Are Electronic Cigarettes a Gateway to Tobacco?
Electronic cigarettes are one of the newer product lines for Japan Tobacco International, the company in which the former director of the Centers for Disease Control and Prevention, Brenda Fitzgerald, famously purchased stock. The ill-advised investment, made a month after her appointment in July, cut short Fitzgerald’s tenure with the Trump administration, which ended with her resignation last week.
Tobacco is the leading cause of preventable disease and death, resulting in more than 480,000 premature deaths annually in the United States. Electronic cigarettes are viewed by many experts as promising alternatives, because they deliver aerosolized nicotine that is usually derived from tobacco but ultimately free of it. Nicotine is addictive, of course, but it is much less harmful to human health than tobacco smoking.
But even if e-cigarettes were Japan Tobacco’s only tobacco-related product, Fitzgerald likely would have faced ethical questions. The science on the full health impact of e-cigarettes is unsettled, and discussions are fractious among researchers and policymakers on how to regulate cigarette alternatives.
One question is whether e-cigarettes and other alternative tobacco and nicotine products such as tobacco water pipes, or hookahs, can serve as a “gateway” to cigarette smoking, especially in youths. Policymakers focus on young people because about 90 percent of adult smokers start before they are 18 years old, according to a 2014 Surgeon General’s report.
A recent study links the onset of cigarette smoking in teens to their earlier use of e-cigarettes. Teens who reported that they had never smoked, but had used e-cigarettes even just once, were twice as likely one year later to have smoked a cigarette in the past month than those who never tried an e-cigarette. The same connection was present if the youths had smoked cigars, chewed tobacco, or used a hookah a year earlier.
The correlation held up independent of sex, age, socioeconomic status, and a “sensation-seeking” measure that added up attitudes and behaviors such as a teen’s affinity for exciting experiences and unpredictable friends.
The study is the first to look at the relationship between cigarette smoking and exposure to all these cigarette alternatives, says lead investigator Benjamin Chaffee, an epidemiologist at the University of California, San Francisco. The researchers made their observations between 2013 and 2015 on a sample of more than 10,000 youths ages 12 to 17. The results were published January 2 in JAMA Pediatrics.
The finding undercuts the idea that e-cigarettes pose little threat to the health of young people who get their hands on them nowadays. (A ban on the sale of e-cigarettes to minors went into effect in the U.S. in 2016.) “An adolescent who is using any type of tobacco or nicotine product is at elevated risk of going on to cigarette smoking,” says Chaffee. “So, it stands that policies to restrict youth use of any type of nicotine or tobacco can prevent smoking in this population.”

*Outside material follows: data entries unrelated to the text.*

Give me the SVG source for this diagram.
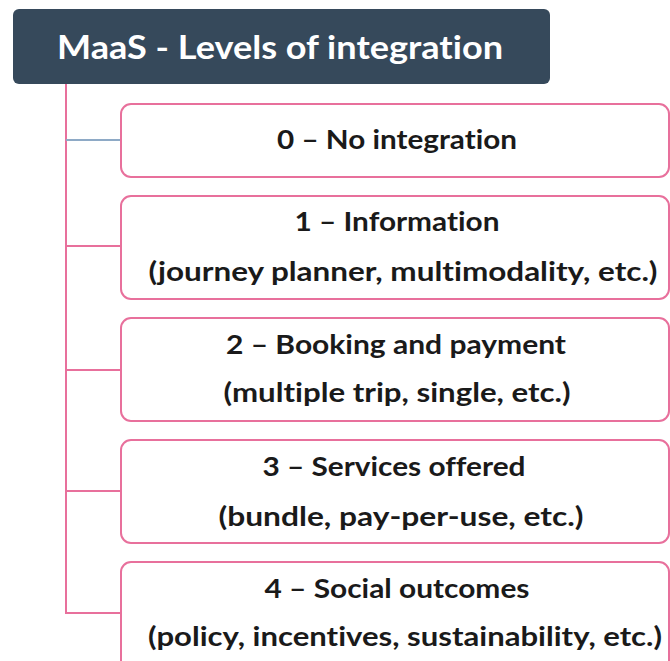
<svg xmlns="http://www.w3.org/2000/svg" width="670" height="661" viewBox="0 0 670 661">
<style>
.box{fill:#ffffff;stroke:#e8709c;stroke-width:2}
.con{fill:none;stroke:#e8709c;stroke-width:2}
.t{font-family:Lato,"Open Sans","Liberation Sans",sans-serif;font-weight:700;font-size:26px;fill:#1a1a1a;text-anchor:middle;font-variant-ligatures:none;font-feature-settings:"liga" 0}
.title{font-family:Lato,"Open Sans","Liberation Sans",sans-serif;font-weight:700;font-size:33px;fill:#ffffff;text-anchor:middle;font-variant-ligatures:none;font-feature-settings:"liga" 0}
</style>
<rect width="670" height="661" fill="#ffffff"/>
<g id="connectors">
<line class="con" x1="66" y1="84" x2="66" y2="614"/>
<line x1="66" y1="140" x2="121" y2="140" stroke="#8eaac6" stroke-width="2"/>
<line class="con" x1="66" y1="246" x2="121" y2="246"/>
<line class="con" x1="66" y1="370" x2="121" y2="370"/>
<line class="con" x1="66" y1="491" x2="121" y2="491"/>
<line class="con" x1="66" y1="613" x2="121" y2="613"/>
</g>
<g id="title">
<rect x="13" y="9" width="537" height="75" rx="6" fill="#36495b"/>
<text class="title" x="280" y="59" textLength="446" lengthAdjust="spacingAndGlyphs">MaaS - Levels of integration</text>
</g>
<g id="level0">
<rect class="box" x="121" y="104" width="548" height="73" rx="10"/>
<text class="t" x="397" y="149" textLength="240" lengthAdjust="spacingAndGlyphs">0 – No integration</text>
</g>
<g id="level1">
<rect class="box" x="121" y="196" width="548" height="103" rx="10"/>
<text class="t" x="397" y="231" textLength="205" lengthAdjust="spacingAndGlyphs">1 – Information</text>
<text class="t" x="403" y="281" textLength="509" lengthAdjust="spacingAndGlyphs">(journey planner, multimodality, etc.)</text>
</g>
<g id="level2">
<rect class="box" x="121" y="318" width="548" height="103" rx="10"/>
<text class="t" x="396" y="354" textLength="340" lengthAdjust="spacingAndGlyphs">2 – Booking and payment</text>
<text class="t" x="397" y="402" textLength="347" lengthAdjust="spacingAndGlyphs">(multiple trip, single, etc.)</text>
</g>
<g id="level3">
<rect class="box" x="121" y="440" width="548" height="103" rx="10"/>
<text class="t" x="394" y="476" textLength="263" lengthAdjust="spacingAndGlyphs">3 – Services offered</text>
<text class="t" x="401" y="526" textLength="365" lengthAdjust="spacingAndGlyphs">(bundle, pay-per-use, etc.)</text>
</g>
<g id="level4">
<rect class="box" x="121" y="562" width="548" height="120" rx="10"/>
<text class="t" x="397" y="598" textLength="265" lengthAdjust="spacingAndGlyphs">4 – Social outcomes</text>
<text class="t" x="405" y="646" textLength="514" lengthAdjust="spacingAndGlyphs">(policy, incentives, sustainability, etc.)</text>
</g>
</svg>
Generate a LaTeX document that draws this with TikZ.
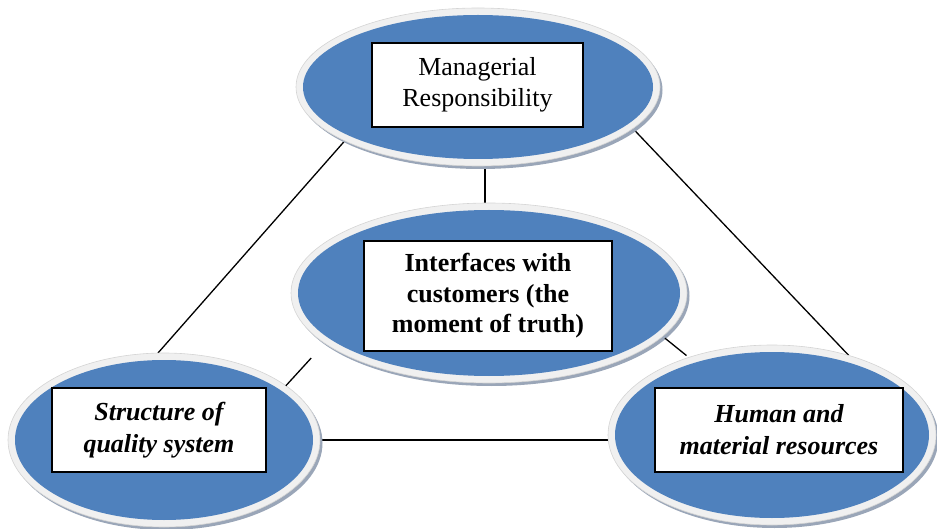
\documentclass[tikz,border=0pt]{standalone}
\usepackage{fontspec}
\setmainfont{Liberation Serif}
\usetikzlibrary{shapes.geometric,backgrounds}
\definecolor{blueF}{HTML}{4F81BD}
\definecolor{rimF}{HTML}{F0F0F0}
\definecolor{rimD}{HTML}{D4D4D4}
\definecolor{shadowF}{HTML}{9AA6B8}
\tikzset{
 rimell/.style={ellipse, fill=rimF, draw=rimD, line width=0.6pt, inner sep=0pt, outer sep=0pt},
 blueell/.style={ellipse, fill=blueF, inner sep=0pt, outer sep=0pt},
 shadell/.style={ellipse, fill=shadowF, inner sep=0pt, outer sep=0pt},
 textbox/.style={rectangle, draw=black, line width=1.8pt, fill=white, align=center, inner sep=0pt, outer sep=0pt, font=\fontsize{26}{30.5}\selectfont},
 link/.style={draw=black, line width=1.3pt}
}
\begin{document}
\begin{tikzpicture}[x=1pt,y=-1pt]
\useasboundingbox (0,0) rectangle (937,529);
% top ellipse
\node[shadell, minimum width=364pt, minimum height=158pt] (topS) at (480.5,90) {};
\node[rimell, minimum width=364pt, minimum height=158pt] (top) at (478,87) {};
\node[blueell, minimum width=350pt, minimum height=144pt] (topB) at (478,87) {};
\node[textbox, minimum width=211pt, minimum height=84pt] (topT) at (477.5,85) {Managerial\\Responsibility};
% middle ellipse
\node[shadell, minimum width=396pt, minimum height=180pt] (midS) at (491.5,296) {};
\node[rimell, minimum width=396pt, minimum height=180pt] (mid) at (489,293) {};
\node[blueell, minimum width=382pt, minimum height=166pt] (midB) at (489,293) {};
\node[textbox, minimum width=248pt, minimum height=110pt, font=\fontsize{26}{30.5}\selectfont\bfseries] (midT) at (488,296) {Interfaces with\\customers (the\\moment of truth)};
% left ellipse
\node[shadell, minimum width=312pt, minimum height=174pt] (leftS) at (166.5,443) {};
\node[rimell, minimum width=312pt, minimum height=174pt] (left) at (164,440) {};
\node[blueell, minimum width=298pt, minimum height=160pt] (leftB) at (164,440) {};
\node[textbox, minimum width=214pt, minimum height=84pt, font=\fontsize{26}{32}\selectfont\bfseries\itshape] (leftT) at (159,430) {Structure of\\quality system};
% right ellipse
\node[shadell, minimum width=328pt, minimum height=180pt] (rightS) at (774.5,438) {};
\node[rimell, minimum width=328pt, minimum height=180pt] (right) at (772,435) {};
\node[blueell, minimum width=314pt, minimum height=166pt] (rightB) at (772,435) {};
\node[textbox, minimum width=248pt, minimum height=84pt, font=\fontsize{26}{32}\selectfont\bfseries\itshape] (rightT) at (779,430) {Human and\\material resources};
% connectors
\begin{pgfonlayer}{background}
\draw[link] (top.202) -- (left.94.5);
\draw[link] (top.345) -- (right.46);
\draw[link] (top.275.8) -- (top.275.8 |- mid.north);
\end{pgfonlayer}
\draw[link, shorten >=20pt] (left.24.4) -- (mid.197);
\draw[link, shorten <=3pt, shorten >=3pt] (mid.346) -- (right.137);
\begin{pgfonlayer}{background}
\draw[link] (left.east) -- (left.east -| right.west);
\end{pgfonlayer}
\end{tikzpicture}
\end{document}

Other researchers disagree, saying that the gateway effect of e-cigarettes is exaggerated. “This is a valid concern, but it has been overblown and over-interpreted,” says David Abrams, a social scientist at New York University and co-author of a review essay that advocates for a more tolerant view e-cigarettes and other nicotine delivery products such as gum and patches. An advance version of the essay in the Annual Review of Public Health was published last month.
Concerns that e-cigarettes are a gateway to cigarettes fail to account for the public health benefits of adults who could stop smoking conventional cigarettes by switching to e-cigarettes, he says. He notes an estimate published last year that switching cigarette smokers to e-cigarettes could prevent as many as 6.6 million Americans’ premature deaths during a 10-year period compared with a status quo scenario.
Outcomes for youths could vary regionally too. E-cigarettes are attracting “very few young people who have never smoked into regular use” in the U.K., according to a report on e-cigarette use released Tuesday by Public Health England, the agency in charge of protecting and improving that nation’s health.
Chaffee remains cautious, noting the lack of long-term research on the effects of e-cigarettes, which emit a different brew of fine and toxic particles into users’ lungs than cigarettes do, including formaldehyde. And most adult users of electronic cigarettes are also smoking cigarettes, he says.
Ultimately, Chaffee points the finger at big tobacco companies, including Japan Tobacco, all of which are active players in the cigarette alternatives markets. Last month, Philip Morris failed to win approval from an U.S. Food and Drug Administration advisory panel to market a heat-not-burn tobacco device in the U.S. as a “modified risk” product that is safer than conventional cigarettes.
“What you don’t see Philip Morris doing,” Chaffee says, “is proposing to stop selling cigarettes or to make the cigarettes that they sell less harmful and less addictive.”